Hooker grew up on the edge of the New Forest village of Pennington, about two miles north of Lymington. After studying at the University of Southampton, Hooker lectured at the University of Wales, Aberystwyth. First living in Aberystwyth, but then in 1969 moving to the nearby Welsh-speaking parish of Llangwyryfon. Hooker left Llangwyrfron around 1980, when he spent two years as a creative writing fellow at Winchester School of Art.

In 1984 he left the University of Wales, Aberystwyth. Subsequently he lived for a while in the Netherlands, teaching at the University of Groningen, before moving to Frome in 1989 and teaching creative writing at the Bath College of Higher Education. This later became Bath Spa University and he was the first director of its MA in Creative Writing. Jeremy Hooker spent the academic year 1994/5 teaching at Le Moine College in upstate New York. More recently he was a Professor at the University of Glamorgan, from where he retired in 2008, becoming Emeritus Professor of the University.

Although retired Hooker remains active, continuing to publish poetry and prose, including contributions to various periodicals.

He has published eleven full length collections of poetry (including selected and collected works), critical studies of John Cowper Powys and David Jones, as well as collections of literary essays. He has also edited works by Richard Jefferies, Edward Thomas, Frances Bellerby, Wilfred Owen.

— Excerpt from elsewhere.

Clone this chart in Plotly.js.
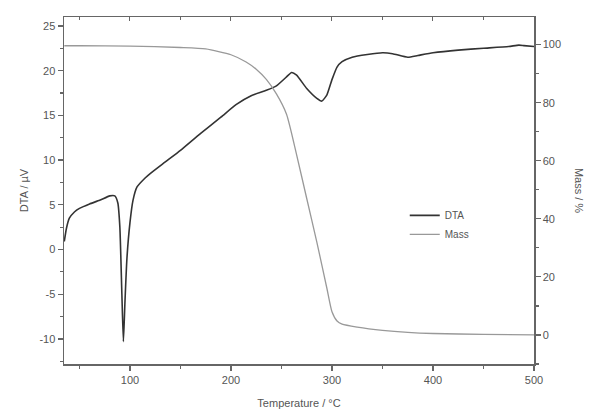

In addition Hooker has been involved with works for radio, including "A Map of David Jones".

When asked, in an interview, about influences Hooker listed Richard Jeffries, Thomas Hardy, Edward Thomas and later David Jones, along with the American Objectivist poets William Carlos Williams and George Oppen. Hooker began reading Jefferies when he was twelve. Another important early influence was the fact that Hooker's father was a landscape painter, who had a great love of Constable.